А встретились мы с ней на большой парадной лестнице — я поднимался вверх, она спускалась вниз. Я бы даже сказал, бежала, но, заметив меня, замедлила шаг, без сомнения для того, чтобы дать мне полюбоваться пышным цветением своего счастья, погрузить в мои глаза взгляд своих, способных заставить зажмуриться пантеру. Но, как выяснилось, я не пантера. Глядя, как она спускается по ступенькам лестницы — чуть ли не бегом, с вьющимися за ней следом юбками, — можно было подумать, она летит с небес: воплощенное счастье! Да, она сияла во сто крат ярче, чем Серлон. Я прошел мимо, даже не кивнув в знак приветствия. Людовик XVI кивал на лестнице даже горничным, но не отравительницам же! В белом чепце и переднике Отеклер ничем не отличалась от всех прочих на свете горничных, вот только бесстрастное равнодушие рабыни уступило место счастливому торжеству всемогущей госпожи. И осталось с ней навсегда. Мы только что видели ее, можете судить сами, правду ли я говорю. Сияние горделивого счастья поражает даже больше прекрасного лица, на котором лучится. Сверхчеловеческой гордыней любовного счастья Отеклер поделилась и с Серлоном, раньше он не знал ее, а сама упивается ею вот уже больше двадцати лет. И, надо сказать, надменное счастье двух необычных избранников судьбы ни разу не потускнело, не омрачилось. С победоносно счастливым видом они встречали злословие, отторжение, презрение оскорбленного дворянства, и, глядя на их цветущие счастьем лица, невольно думалось, что преступление, в котором их винили, злобная клевета.

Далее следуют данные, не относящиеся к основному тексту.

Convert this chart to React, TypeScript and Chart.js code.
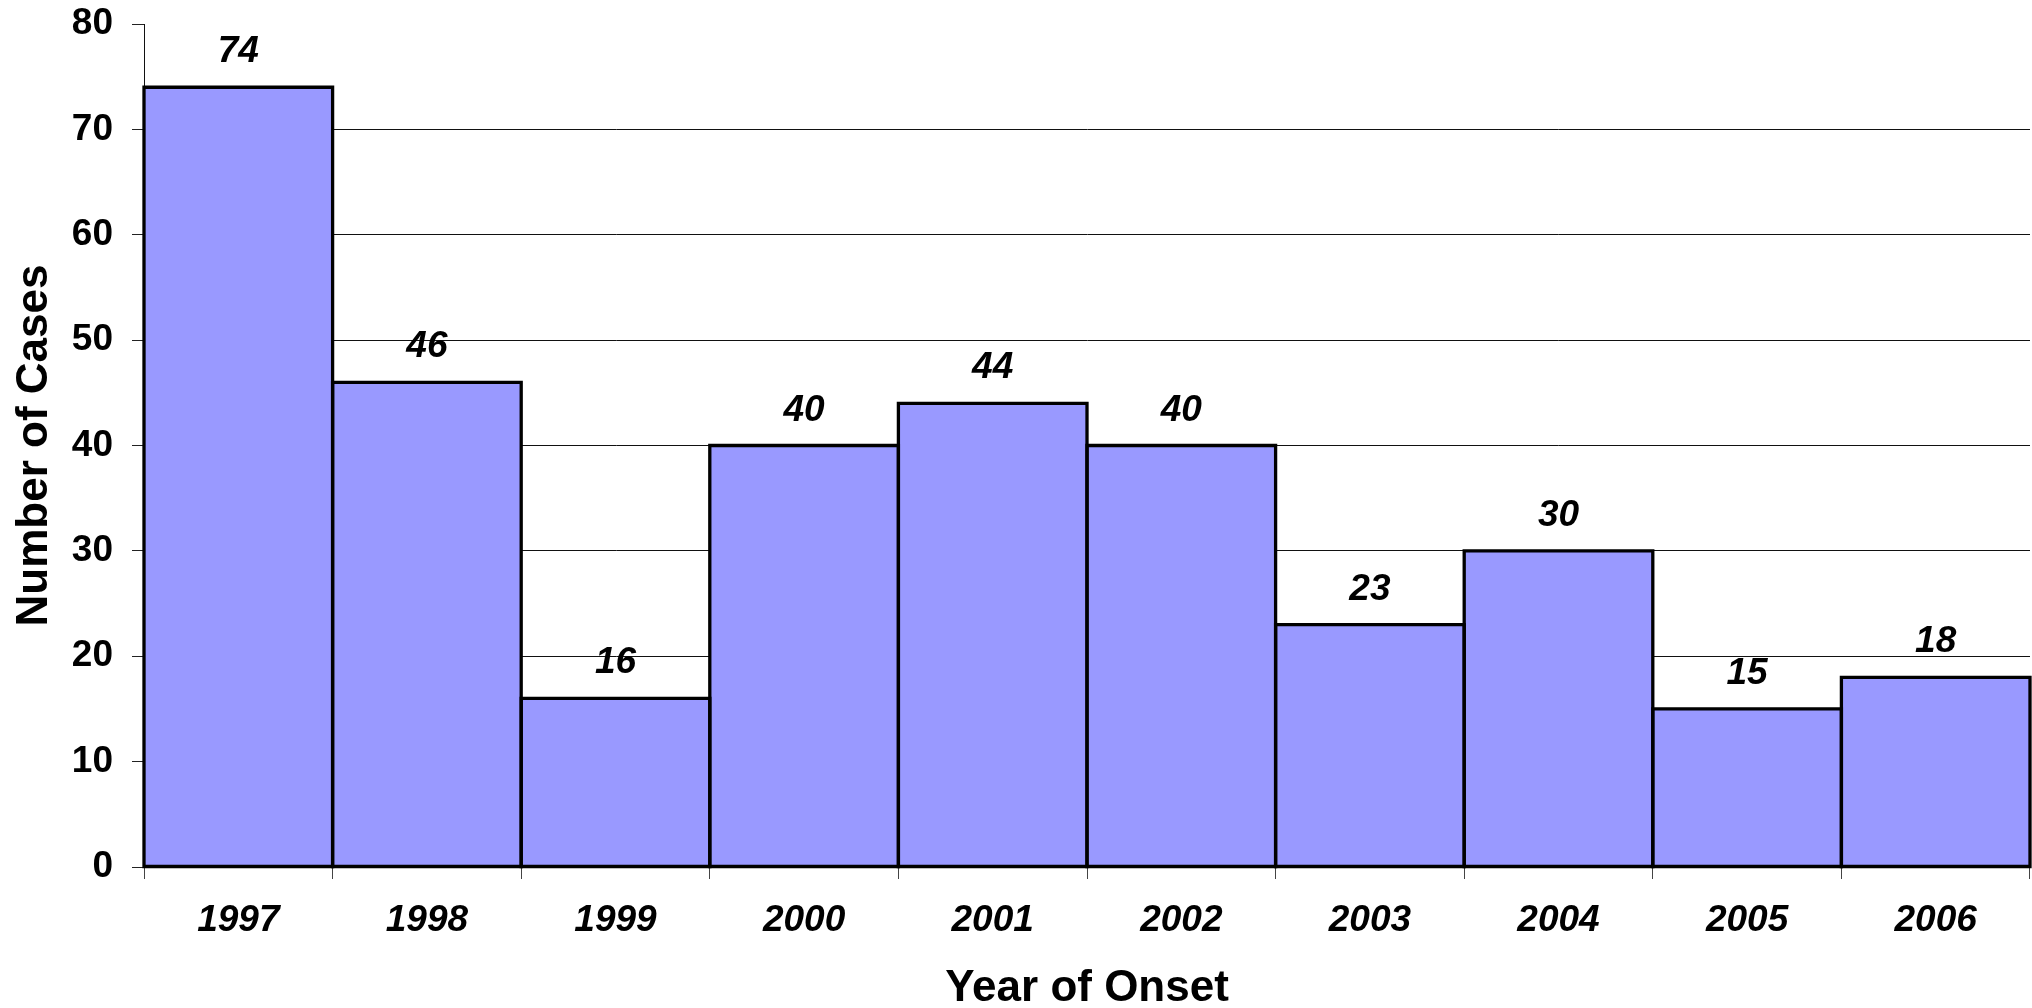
import React, { useEffect, useRef } from "react";
import { Chart, registerables } from "chart.js";

Chart.register(...registerables);

const years = ["1997", "1998", "1999", "2000", "2001", "2002", "2003", "2004", "2005", "2006"];
const cases = [74, 46, 16, 40, 44, 40, 23, 30, 15, 18];
const yMin = 0;
const yMax = 80;
const yStep = 10;
const xTitle = "Year of Onset";
const yTitle = "Number of Cases";

const FONT = '"Liberation Sans", Arial, sans-serif';

const valueLabels = {
  id: "valueLabels",
  afterDatasetsDraw(chart: any) {
    const ctx = chart.ctx;
    const meta = chart.getDatasetMeta(0);
    ctx.save();
    ctx.font = `italic bold 37px ${FONT}`;
    ctx.fillStyle = "#000";
    ctx.textAlign = "center";
    ctx.textBaseline = "alphabetic";
    meta.data.forEach((bar: any, i: number) => {
      ctx.fillText(String(cases[i]), bar.x, bar.y - 25);
    });
    ctx.restore();
  },
};

// draws the outline of each bar as a stroke centered on the bar edges
const barOutline = {
  id: "barOutline",
  afterDatasetsDraw(chart: any) {
    const ctx = chart.ctx;
    const meta = chart.getDatasetMeta(0);
    ctx.save();
    ctx.strokeStyle = "#000";
    ctx.lineWidth = 3.3;
    ctx.lineJoin = "miter";
    meta.data.forEach((bar: any) => {
      const p = bar.getProps(["x", "y", "base", "width"], true);
      const l = p.x - p.width / 2;
      const r = p.x + p.width / 2;
      ctx.beginPath();
      ctx.rect(l, p.y, r - l, p.base - p.y);
      ctx.stroke();
    });
    ctx.restore();
  },
};

export default function App() {
  const ref = useRef<HTMLCanvasElement | null>(null);
  useEffect(() => {
    if (!ref.current) return;
    const chart = new Chart(ref.current, {
      type: "bar",
      data: {
        labels: years,
        datasets: [
          {
            data: cases,
            backgroundColor: "#9999FF",
            borderWidth: 0,
            categoryPercentage: 1,
            barPercentage: 1,
          } as any,
        ],
      },
      options: {
        animation: false,
        responsive: false,
        devicePixelRatio: 1,
        layout: { padding: { top: 24, right: 2, left: 0, bottom: 0 } },
        plugins: {
          legend: { display: false },
          tooltip: { enabled: false },
        },
        scales: {
          x: {
            offset: true,
            afterFit: (s: any) => {
              s.height = 141;
              s.paddingLeft = 0;
              s.paddingRight = 0;
            },
            grid: {
              offset: true,
              drawOnChartArea: false,
              drawTicks: true,
              tickLength: 12,
              color: "#444",
            },
            border: { display: true, color: "#000", width: 1 },
            ticks: {
              color: "#000",
              padding: 20,
              maxRotation: 0,
              font: { family: FONT, size: 37, weight: "bold", style: "italic", lineHeight: 1.2 },
            },
            title: {
              display: true,
              text: xTitle,
              color: "#000",
              font: { family: FONT, size: 44, weight: "bold", lineHeight: 0.85 },
              padding: { top: 0, bottom: 0 },
            },
          },
          y: {
            min: yMin,
            max: yMax,
            afterFit: (s: any) => {
              s.width = 144;
              s.paddingTop = 0;
              s.paddingBottom = 0;
            },
            grid: {
              color: (c: any) => (c.tick && c.tick.value === yMax ? "rgba(0,0,0,0)" : "#111"),
              tickColor: "#222",
              lineWidth: 1,
              drawTicks: true,
              tickLength: 12,
            },
            border: { display: true, color: "#111", width: 1 },
            ticks: {
              stepSize: yStep,
              color: "#000",
              padding: 19,
              font: { family: FONT, size: 37, weight: "bold", lineHeight: 1.2 },
            },
            title: {
              display: true,
              text: yTitle,
              color: "#000",
              font: { family: FONT, size: 44, weight: "bold", lineHeight: 1.2 },
              padding: { top: 8, bottom: 0 },
            },
          },
        },
      } as any,
      plugins: [barOutline, valueLabels],
    });
    return () => chart.destroy();
  }, []);
  return (
    <div style={{ position: "absolute", left: 0, top: 0, width: 2032, height: 1008, background: "#fff" }}>
      <canvas ref={ref} width={2032} height={1008} style={{ display: "block" }} />
    </div>
  );
}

— Но вы-то, доктор, знали всю подноготную, — прервал я его, — на вас, я думаю, их счастливый вид действовал по-другому? Вы же наблюдали за ними. Видели их в любой час дня!

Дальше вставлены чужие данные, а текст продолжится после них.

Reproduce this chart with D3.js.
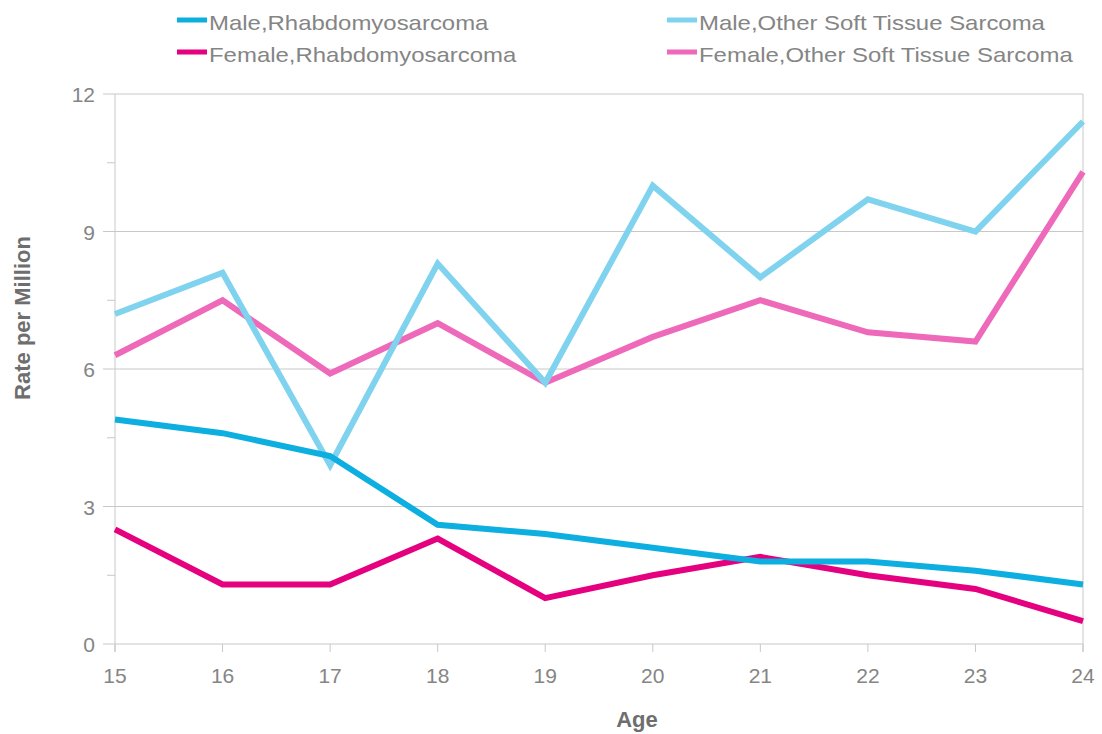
<!DOCTYPE html>
<html>
<head>
<meta charset="utf-8">
<script src="https://cdn.jsdelivr.net/npm/d3@7"></script>
<style>
  body { margin: 0; background: #fff; }
  svg { display: block; font-family: "Liberation Sans", Arial, sans-serif; }
</style>
</head>
<body>
<div id="canvas"></div>
<script>
// DATA ========================================================================

var AGES = [15, 16, 17, 18, 19, 20, 21, 22, 23, 24]

var Y_TICKS = [0, 3, 6, 9, 12]

var MALE_RHABDO = [4.9, 4.6, 4.1, 2.6, 2.4, 2.1, 1.8, 1.8, 1.6, 1.3]

var FEMALE_RHABDO = [2.5, 1.3, 1.3, 2.3, 1.0, 1.5, 1.9, 1.5, 1.2, 0.5]

var MALE_OTHER = [7.2, 8.1, 3.9, 8.3, 5.7, 10.0, 8.0, 9.7, 9.0, 11.4]

var FEMALE_OTHER = [6.3, 7.5, 5.9, 7.0, 5.7, 6.7, 7.5, 6.8, 6.6, 10.3]

var SERIES = [
    { "name": "Male,Rhabdomyosarcoma", "values": MALE_RHABDO, "color": "#0daee0" },
    { "name": "Female,Rhabdomyosarcoma", "values": FEMALE_RHABDO, "color": "#e4007f" },
    { "name": "Male,Other Soft Tissue Sarcoma", "values": MALE_OTHER, "color": "#7fd3ee" },
    { "name": "Female,Other Soft Tissue Sarcoma", "values": FEMALE_OTHER, "color": "#ee69b9" }
]

// Order the lines are painted in (back to front).
var DRAW_ORDER = [3, 2, 1, 0]

// LAYOUT ======================================================================

var WIDTH = 1102
var HEIGHT = 734
var MARGIN = { "left": 115, "right": 19, "top": 94, "bottom": 90 }

var FONT = 21
var LEGEND_STRETCH = 1.14
var GRID = "#c8c8c8"
var TEXT = "#858585"

// CHART =======================================================================

var svg = d3.select("#canvas").append("svg")
    .attr("width", WIDTH)
    .attr("height", HEIGHT)

var W = WIDTH - MARGIN.left - MARGIN.right
var H = HEIGHT - MARGIN.top - MARGIN.bottom

var g = svg.append("g").attr("transform", translate(MARGIN.left, MARGIN.top))

var x = d3.scaleLinear().domain([15, 24]).range([0, W])
var y = d3.scaleLinear().domain([0, 12]).range([H, 0])

// Horizontal grid lines at labelled ticks.
g.append("g")
    .selectAll("line")
    .data(Y_TICKS).enter()
    .append("line")
        .attr("x1", -12)
        .attr("x2", W)
        .attr("y1", d => y(d))
        .attr("y2", d => y(d))
        .attr("stroke", GRID)
        .attr("stroke-width", 1)

// Minor y ticks, left of the axis only.
g.append("g")
    .selectAll("line")
    .data(d3.range(1.5, 12, 3)).enter()
    .append("line")
        .attr("x1", -8)
        .attr("x2", 0)
        .attr("y1", d => y(d))
        .attr("y2", d => y(d))
        .attr("stroke", GRID)

// Left and right frame lines.
g.append("line")
    .attr("x1", 0).attr("x2", 0)
    .attr("y1", 0).attr("y2", H + 8)
    .attr("stroke", GRID)

g.append("line")
    .attr("x1", W).attr("x2", W)
    .attr("y1", 0).attr("y2", H + 8)
    .attr("stroke", GRID)

// X ticks.
g.append("g")
    .selectAll("line")
    .data(AGES).enter()
    .append("line")
        .attr("x1", d => x(d))
        .attr("x2", d => x(d))
        .attr("y1", H)
        .attr("y2", H + 8)
        .attr("stroke", GRID)

// Tick labels.
g.append("g")
    .selectAll("text")
    .data(Y_TICKS).enter()
    .append("text")
        .text(d => d)
        .attr("x", -20)
        .attr("y", d => y(d) + 8)
        .attr("text-anchor", "end")
        .attr("font-size", FONT)
        .attr("fill", TEXT)

g.append("g")
    .selectAll("text")
    .data(AGES).enter()
    .append("text")
        .text(d => d)
        .attr("x", d => x(d))
        .attr("y", H + 39)
        .attr("text-anchor", "middle")
        .attr("font-size", FONT)
        .attr("fill", TEXT)

// Axis titles.
svg.append("text")
    .text("Age")
    .attr("x", 637)
    .attr("y", 727)
    .attr("text-anchor", "middle")
    .attr("font-size", 22)
    .attr("font-weight", "bold")
    .attr("fill", "#6e6e6e")

svg.append("text")
    .text("Rate per Million")
    .attr("transform", translate(30, 318) + " rotate(-90)")
    .attr("text-anchor", "middle")
    .attr("font-size", 22)
    .attr("font-weight", "bold")
    .attr("fill", "#6e6e6e")

// Lines.
var line = d3.line()
    .x((d, i) => x(AGES[i]))
    .y(d => y(d))

g.append("g")
    .selectAll("path")
    .data(DRAW_ORDER.map(i => SERIES[i])).enter()
    .append("path")
        .attr("d", d => line(d.values))
        .attr("fill", "none")
        .attr("stroke", d => d.color)
        .attr("stroke-width", 6)
        .attr("stroke-linejoin", "miter")

// Legend: two columns, two rows.
var legend = svg.append("g")
    .selectAll("g")
    .data(SERIES).enter()
    .append("g")
        .attr("transform", (d, i) => translate(i < 2 ? 177 : 667, i % 2 == 0 ? 20 : 52))

legend.append("rect")
    .attr("x", 0)
    .attr("y", -2.5)
    .attr("width", 30)
    .attr("height", 5)
    .attr("fill", d => d.color)

legend.append("text")
    .text(d => d.name)
    .attr("x", 32)
    .attr("y", 10)
    .attr("font-size", FONT)
    .attr("fill", TEXT)
    .each(function() {
        let t = d3.select(this)
        t.attr("textLength", this.getComputedTextLength()*LEGEND_STRETCH)
         .attr("lengthAdjust", "spacingAndGlyphs")
    })

// -----------------------------------------------------------------------------

function translate(x, y) {
    return "translate(" + x + "," + y + ")"
}
</script>
</body>
</html>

— Я не видел их только ночью в спальне, но не думаю, что именно там они горевали, — не слишком весело съёрничал доктор Торти. — Действительно, я приезжал к ним в самое разное время после того, как они сочетались браком, кстати, венчаться они уехали подальше от В., опасаясь, что здесь их не обвенчают: возмущением кипели все — простолюдины не меньше дворян. Когда они вернулись: Отеклер законной графиней де Савиньи, а граф — вконец опозоренным браком с прислугой, их вынудили запереться у себя в замке. От них все отвернулись. Их оставили друг на друга — пусть наслаждаются сколько хотят… Они и наслаждались, и похоже, до сих пор не пресытились обществом друг друга, как вы сами видели, их голод не утолен. Что же касается меня, то я врач и умру не раньше, чем допишу свое исследование о патологиях и уродствах. Эти красавцы интересовали меня именно… как уроды, и я не поспешил за теми, кто их избегал. Мнимая Элали, став графиней, приняла меня так, словно графиней родилась. Ей и дела не было, что я помнил ее стоящей передо мной в белом переднике с подносом в руках! «Я больше не Элали, — сказала она мне. — Я — Отеклер. Счастливая Отеклер, потому что служила Серлону». Я подумал, что она служила не ему, но промолчал. Во всей округе я один-единственный приехал в Савиньи после их возвращения и, махнув на всех рукой, стал бывать там весьма часто. Я упорствовал в своем желании наблюдать, хотел разгадать загадку идеально счастливых любовников.